EXERCISE:
Go through the material below and report how many lines contain "Write". Give only the number.

RECORDS FOR THIS TASK:
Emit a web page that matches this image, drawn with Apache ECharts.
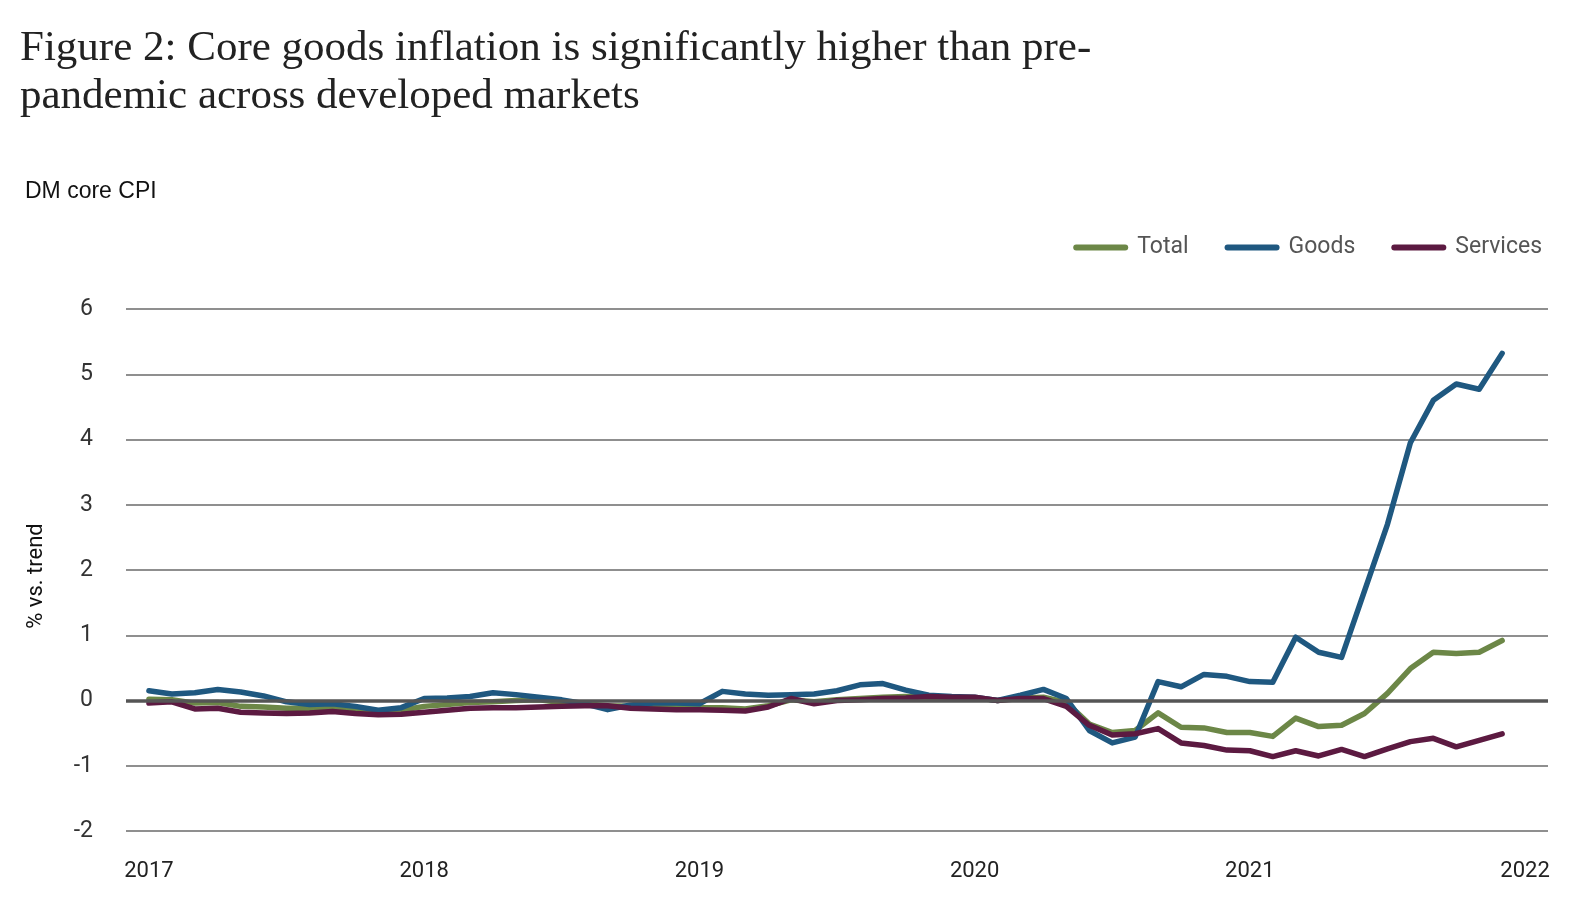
<!DOCTYPE html>
<html><head><meta charset="utf-8">
<script src="https://cdn.jsdelivr.net/npm/echarts@6/dist/echarts.min.js"></script>
<style>html,body{margin:0;padding:0;background:#fff}#c{width:1584px;height:919px}</style>
</head><body><div id="c"></div>
<script>
// Monthly observations, Jan 2017 .. Dec 2021 (index 0 = Jan 2017)
const yearLabels = ['2017', '2018', '2019', '2020', '2021', '2022'];
const seriesNames = ['Total', 'Goods', 'Services'];
const total = [
  0.02, 0.01, -0.04, -0.03, -0.09, -0.10, -0.12, -0.12, -0.11, -0.14, -0.17, -0.15,
  -0.09, -0.06, -0.03, -0.02, 0.00, 0.01, -0.03, -0.05, -0.08, -0.09, -0.08, -0.10,
  -0.11, -0.11, -0.13, -0.08, 0.01, -0.02, 0.01, 0.03, 0.05, 0.06, 0.05, 0.04,
  0.04, 0.00, 0.04, 0.05, -0.03, -0.36, -0.49, -0.46, -0.19, -0.41, -0.42, -0.49,
  -0.49, -0.55, -0.27, -0.40, -0.38, -0.20, 0.11, 0.49, 0.74, 0.72, 0.74, 0.92
];
const goods = [
  0.15, 0.10, 0.12, 0.17, 0.13, 0.07, -0.02, -0.06, -0.05, -0.09, -0.15, -0.11,
  0.03, 0.04, 0.06, 0.12, 0.09, 0.05, 0.01, -0.05, -0.14, -0.07, -0.04, -0.04,
  -0.05, 0.14, 0.10, 0.08, 0.09, 0.10, 0.15, 0.24, 0.26, 0.16, 0.08, 0.06,
  0.05, 0.00, 0.08, 0.17, 0.03, -0.46, -0.65, -0.56, 0.29, 0.21, 0.40, 0.37,
  0.29, 0.28, 0.97, 0.74, 0.66, 1.68, 2.70, 3.95, 4.60, 4.85, 4.77, 5.32
];
const services = [
  -0.04, -0.02, -0.13, -0.12, -0.18, -0.19, -0.20, -0.19, -0.17, -0.20, -0.22, -0.21,
  -0.18, -0.15, -0.12, -0.11, -0.11, -0.10, -0.09, -0.08, -0.08, -0.12, -0.13, -0.14,
  -0.14, -0.15, -0.16, -0.10, 0.03, -0.05, 0.00, 0.01, 0.03, 0.04, 0.06, 0.05,
  0.05, 0.00, 0.03, 0.03, -0.09, -0.38, -0.53, -0.51, -0.43, -0.65, -0.69, -0.76,
  -0.77, -0.86, -0.77, -0.85, -0.75, -0.86, -0.74, -0.63, -0.58, -0.71, -0.61, -0.51
];

const colors = { Total: '#6c8747', Goods: '#1f5880', Services: '#5c1a41' };
const capsule = 'path://M3,0 L52,0 A3,3 0 0 1 52,6 L3,6 A3,3 0 0 1 3,0 Z';
const toPts = arr => arr.map((v, i) => [i, v]);

const chart = echarts.init(document.getElementById('c'), null, { renderer: 'canvas' });

function lineSeries(name, arr, z) {
  return {
    name: name, type: 'line', data: toPts(arr), showSymbol: false, symbol: 'none',
    z: z, lineStyle: { color: colors[name], width: 5.5, cap: 'round', join: 'round' },
    itemStyle: { color: colors[name] }, animation: false
  };
}

const option = {
  animation: false,
  backgroundColor: '#ffffff',
  grid: { left: 126, right: 36, top: 309, bottom: 88 },
  legend: {
    data: seriesNames, right: 37, top: 231, icon: capsule,
    itemWidth: 55, itemHeight: 6, itemGap: 36,
    textStyle: { fontFamily: 'Roboto', fontSize: 23, color: '#555', padding: [0, 0, 0, 4] }
  },
  xAxis: {
    type: 'value', min: -1, max: 61, interval: 1,
    axisLine: { show: false }, axisTick: { show: false }, splitLine: { show: false },
    axisLabel: {
      margin: 29, fontFamily: 'Roboto', fontSize: 22, color: '#222',
      formatter: v => (v >= 0 && v % 12 === 0) ? yearLabels[v / 12] : ''
    }
  },
  yAxis: {
    type: 'value', min: -2, max: 6, interval: 1,
    axisLine: { show: false }, axisTick: { show: false },
    splitLine: { lineStyle: { color: '#6a6a6a', width: 1.6 } },
    axisLabel: { margin: 33, fontFamily: 'Roboto', fontSize: 23, color: '#333' }
  },
  graphic: [
    { type: 'text', left: 20, top: 25, style: {
        text: 'Figure 2: Core goods inflation is significantly higher than pre-\npandemic across developed markets',
        font: '43px "Liberation Serif"', fill: '#222', lineHeight: 48 } },
    { type: 'text', left: 25, top: 180, style: {
        text: 'DM core CPI', font: '23px "Liberation Sans"', fill: '#111' } },
    { type: 'text', x: 36, y: 576, rotation: Math.PI / 2, style: {
        text: '% vs. trend', font: '22px Roboto', fill: '#111', align: 'center', verticalAlign: 'middle' } }
  ],
  series: [
    { name: 'zero', type: 'line', data: [], silent: true, z: 1,
      markLine: { symbol: 'none', silent: true, animation: false, label: { show: false },
        lineStyle: { color: '#555', width: 3.5, type: 'solid' }, data: [{ yAxis: 0 }] } },
    lineSeries('Total', total, 2),
    lineSeries('Goods', goods, 3),
    lineSeries('Services', services, 4)
  ]
};
chart.setOption(option);
</script>
</body></html>
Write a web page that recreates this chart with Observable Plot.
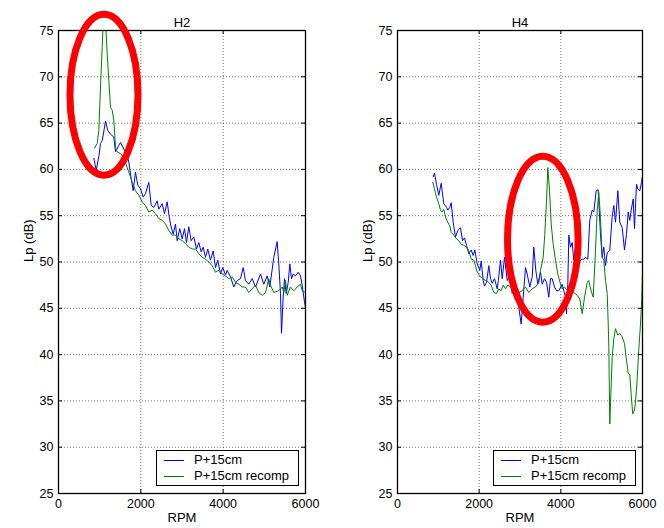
<!DOCTYPE html>
<html><head><meta charset="utf-8">
<script src="https://cdn.jsdelivr.net/npm/d3@7"></script>
<script src="https://cdn.jsdelivr.net/npm/@observablehq/plot@0.6"></script>
<style>
html,body{margin:0;padding:0;background:#fff;}
#fig{position:relative;width:664px;height:528px;overflow:hidden;font-family:"Liberation Sans",Arial,sans-serif;}
.panel{position:absolute;top:0;}
.legend{position:absolute;border:1px solid #000;background:#fff;box-sizing:border-box;font-size:13px;color:#000;}
.legend .ln{position:absolute;height:1px;width:20px;}
.legend .tx{position:absolute;line-height:16px;white-space:nowrap;}
</style>
</head><body><div id="fig"></div>
<script>
// ---- data ----
const seriesNames = ["P+15cm", "P+15cm recomp"];
const seriesColors = ["#0000ff", "#008000"];
const panelTitles = ["H2", "H4"];
const xTicks = [0, 2000, 4000, 6000];
const yTicks = [25, 30, 35, 40, 45, 50, 55, 60, 65, 70, 75];

const h2BlueRpm = [858,916,984,1020,1062,1142,1198,1263,1343,1385,1465,1506,1586,1669,1708,1749,1815,1870,1926,1992,2057,2113,2193,2252,2315,2397,2436,2519,2575,2640,2679,2720,2786,2842,2883,2946,3005,3060,3109,3165,3223,3287,3352,3408,3466,3515,3571,3626,3692,3758,3814,3869,3935,3991,4056,4098,4178,4258,4341,4421,4487,4542,4622,4705,4785,4907,4987,5069,5133,5230,5312,5351,5393,5417,5458,5490,5531,5580,5619,5660,5701,5757,5823,5878,5919,5975,6000];
const h2BlueDb = [61.2,59.9,61.5,62.8,63.1,65.2,64.2,63.8,63.5,61.9,62.6,62.9,62.2,61.5,60.8,59.5,57.7,59.7,58.3,57.9,57.0,57.4,58.6,56.1,55.9,56.6,55.7,56.3,55.2,56.5,55.2,54.1,53.0,54.1,52.3,53.6,52.5,53.6,52.1,53.8,52.3,52.7,51.4,52.1,51.1,51.6,50.5,51.4,50.2,51.2,49.4,50.2,48.7,49.4,48.6,49.1,48.4,47.3,48.0,48.2,49.4,48.0,47.6,48.2,47.3,48.7,47.6,48.5,47.3,50.5,52.2,49.8,46.6,42.3,46.2,48.2,46.6,47.8,49.8,48.2,48.7,48.5,48.9,48.5,47.5,45.7,45.1];

const h2GreenRpm = [874,940,979,1020,1062,1105,1142,1183,1222,1263,1304,1343,1385,1426,1506,1586,1669,1749,1791,1870,1950,2033,2113,2193,2276,2356,2436,2519,2599,2679,2762,2842,2922,3005,3085,3165,3248,3328,3408,3490,3571,3651,3733,3814,3894,3976,4056,4137,4219,4299,4380,4462,4542,4622,4705,4785,4865,4948,5028,5108,5150,5230,5351,5434,5474,5514,5555,5634,5717,5797,5878,5919,6000];
const h2GreenDb = [62.3,62.8,64.2,68.9,73.2,78.5,76.0,72.5,69.6,66.7,66.4,65.3,62.4,61.9,61.7,61.3,60.2,59.2,58.6,57.7,57.2,56.5,56.1,55.4,55.6,55.2,54.7,54.5,54.1,53.4,52.9,52.9,52.5,52.3,52.0,51.6,51.4,51.4,50.9,50.5,50.3,50.0,49.6,48.9,49.1,48.7,48.5,48.2,48.4,47.8,47.6,47.3,47.3,46.7,47.1,47.5,46.7,46.4,46.7,48.2,47.5,46.7,46.9,47.3,46.7,48.0,46.4,47.3,46.9,47.3,47.6,46.9,46.7];

const h4BlueRpm = [874,906,955,1011,1070,1134,1200,1232,1281,1315,1364,1420,1477,1543,1592,1641,1690,1746,1805,1854,1893,1952,2016,2050,2099,2131,2180,2236,2278,2319,2376,2442,2470,2523,2564,2621,2687,2750,2809,2865,2914,2971,3029,3078,3135,3176,3240,3299,3338,3387,3436,3502,3544,3600,3649,3705,3747,3789,3845,3894,3950,4034,4073,4114,4139,4171,4195,4237,4278,4318,4359,4401,4440,4482,4523,4562,4604,4661,4709,4768,4807,4866,4915,4971,5013,5052,5094,5136,5199,5258,5297,5339,5396,5444,5503,5559,5608,5650,5689,5723,5772,5804,5853,5885,5934,5976,6000];
const h4BlueDb = [59.2,59.6,58.4,57.2,58.5,56.3,55.9,55.6,55.9,56.4,54.3,52.7,53.4,53.7,52.3,52.6,51.8,50.9,51.3,50.7,51.3,49.8,49.1,50.1,48.0,47.4,47.8,49.6,48.2,47.7,48.2,47.1,48.0,50.2,48.2,50.5,48.0,48.5,46.6,47.6,46.9,45.1,43.3,46.2,49.4,48.7,47.3,48.4,51.6,49.1,47.6,48.9,47.6,48.2,47.8,46.2,48.2,48.2,47.3,46.9,46.9,47.6,46.9,46.2,44.4,47.6,52.9,51.6,52.1,50.2,51.6,51.3,49.8,50.2,50.3,50.3,50.5,50.3,54.5,55.6,55.4,57.7,57.8,53.0,50.5,51.6,49.6,51.0,51.3,54.9,56.1,54.3,57.7,54.3,53.7,51.3,53.0,55.4,54.5,55.6,56.8,53.6,58.4,57.9,57.7,58.6,59.3];

const h4GreenRpm = [864,906,955,1011,1053,1095,1134,1176,1232,1281,1315,1379,1445,1501,1560,1624,1690,1746,1805,1869,1910,1952,2016,2074,2155,2236,2295,2358,2425,2481,2540,2589,2645,2701,2767,2890,2971,3054,3135,3216,3299,3380,3460,3502,3568,3607,3649,3681,3723,3764,3813,3869,3926,3992,4034,4090,4156,4237,4318,4401,4465,4523,4580,4646,4685,4727,4793,4849,4891,4930,4971,5013,5052,5094,5136,5160,5175,5199,5258,5297,5339,5396,5444,5503,5559,5608,5650,5689,5728,5760,5804,5833,5868,5907,5951,5980,6000];
const h4GreenDb = [58.6,57.9,57.0,56.3,55.6,55.4,55.7,54.8,54.3,53.9,53.2,52.9,52.5,52.3,51.9,51.8,51.6,51.2,50.3,50.2,49.6,48.9,48.5,48.2,48.0,47.8,47.5,46.7,46.6,47.1,46.9,47.5,47.1,47.5,47.3,46.9,46.7,46.9,47.3,46.7,47.1,47.3,47.8,49.1,50.5,53.0,56.6,60.2,57.7,54.1,51.9,50.2,48.7,47.6,47.1,47.3,46.9,46.9,46.7,46.4,46.0,44.4,46.2,47.8,48.0,47.1,46.2,51.3,55.6,57.5,54.8,50.5,50.2,48.0,46.6,43.4,40.8,32.5,39.7,41.7,42.8,42.1,42.3,41.9,41.2,39.4,38.0,37.8,35.4,33.6,34.0,35.1,37.2,40.4,43.3,45.8,48.7];

// annotation ellipses (centre and half-axes in data units)
const ellipseCx = [1117, 3571];
const ellipseCy = [68.0, 52.4];
const ellipseRx = [826, 864];
const ellipseRy = [8.69, 8.96];

// ---- drawing ----
const zipRows = (xs, ys, s) => xs.map((x, i) => ({rpm: x, db: ys[i], s}));
const panels = [
  {rows: [...zipRows(h2BlueRpm, h2BlueDb, seriesNames[0]), ...zipRows(h2GreenRpm, h2GreenDb, seriesNames[1])], left: 0, ml: 58, mr: 27},
  {rows: [...zipRows(h4BlueRpm, h4BlueDb, seriesNames[0]), ...zipRows(h4GreenRpm, h4GreenDb, seriesNames[1])], left: 332, ml: 65, mr: 22}
];
const fig = document.getElementById("fig");
const W = 332, H = 528, MT = 30, MB = 35;

panels.forEach((p, k) => {
  const fw = W - p.ml - p.mr, fh = H - MT - MB;
  const plot = Plot.plot({
    width: W, height: H,
    marginLeft: p.ml, marginRight: p.mr, marginTop: MT, marginBottom: MB,
    x: {domain: [0, 6000]},
    y: {domain: [25, 75]},
    color: {domain: seriesNames, range: seriesColors},
    style: {fontFamily: '"Liberation Sans", Arial, sans-serif', fontSize: "12.5px", background: "transparent", color: "#000"},
    marks: [
      Plot.gridX(xTicks.slice(1, -1), {stroke: "#000", strokeOpacity: 0.55, strokeDasharray: "1,2"}),
      Plot.gridY(yTicks.slice(1, -1), {stroke: "#000", strokeOpacity: 0.55, strokeDasharray: "1,2"}),
      Plot.line(p.rows, {x: "rpm", y: "db", z: "s", stroke: "s", strokeWidth: 1, clip: true}),
      Plot.ruleX(xTicks, {insetTop: fh - 4, stroke: "#000"}),
      Plot.ruleX(xTicks, {insetBottom: fh - 4, stroke: "#000"}),
      Plot.ruleY(yTicks, {insetRight: fw - 4, stroke: "#000"}),
      Plot.ruleY(yTicks, {insetLeft: fw - 4, stroke: "#000"}),
      Plot.frame({stroke: "#000", strokeWidth: 1.3}),
      Plot.axisX(xTicks, {anchor: "bottom", tickSize: 0, tickPadding: 6, label: null, tickFormat: d => String(d)}),
      Plot.axisY(yTicks, {anchor: "left", tickSize: 0, tickPadding: 5, label: null, tickFormat: d => String(d)}),
      Plot.text([panelTitles[k]], {frameAnchor: "top", dy: -13, fontSize: 13}),
      Plot.text(["RPM"], {frameAnchor: "bottom", dy: 28, fontSize: 13}),
      Plot.text(["Lp (dB)"], {frameAnchor: "left", dx: -30, rotate: -90, fontSize: 13})
    ]
  });
  plot.classList.add("panel");
  plot.style.left = p.left + "px";
  plot.style.overflow = "visible";
  fig.appendChild(plot);

  // red annotation ellipse placed through the plot's own scales
  const sx = plot.scale("x"), sy = plot.scale("y");
  const cx = sx.apply(ellipseCx[k]), cy = sy.apply(ellipseCy[k]);
  d3.select(plot).append("ellipse")
    .attr("cx", cx).attr("cy", cy)
    .attr("rx", sx.apply(ellipseCx[k] + ellipseRx[k]) - cx)
    .attr("ry", cy - sy.apply(ellipseCy[k] + ellipseRy[k]))
    .attr("fill", "none").attr("stroke", "#ff0000").attr("stroke-width", 7);

  // legend box inside the axes, lower right
  const box = document.createElement("div");
  box.className = "legend";
  const axRight = p.left + W - p.mr;
  box.style.left = (axRight - 6 - 143) + "px";
  box.style.top = "450px";
  box.style.width = "143px";
  box.style.height = "36px";
  seriesNames.forEach((name, i) => {
    const ln = document.createElement("div");
    ln.className = "ln";
    ln.style.left = "7px";
    ln.style.top = (9 + 16 * i) + "px";
    ln.style.background = seriesColors[i];
    const tx = document.createElement("div");
    tx.className = "tx";
    tx.style.left = "37px";
    tx.style.top = (1 + 16 * i) + "px";
    tx.textContent = name;
    box.appendChild(ln); box.appendChild(tx);
  });
  fig.appendChild(box);
});
</script></body></html>
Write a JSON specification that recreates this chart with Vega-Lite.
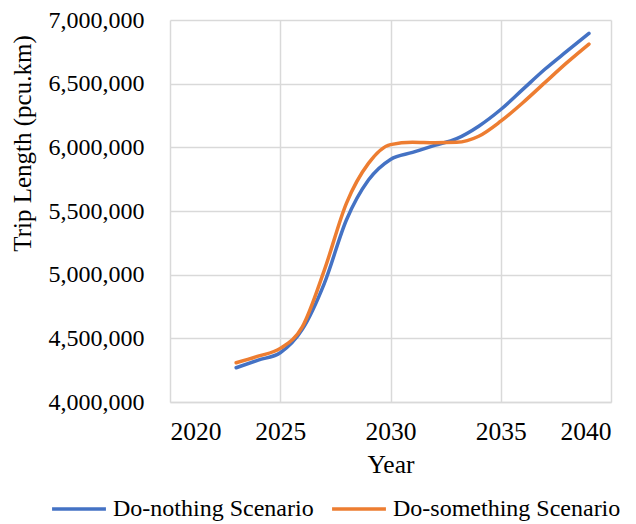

WRITTEN RESPONSE:
2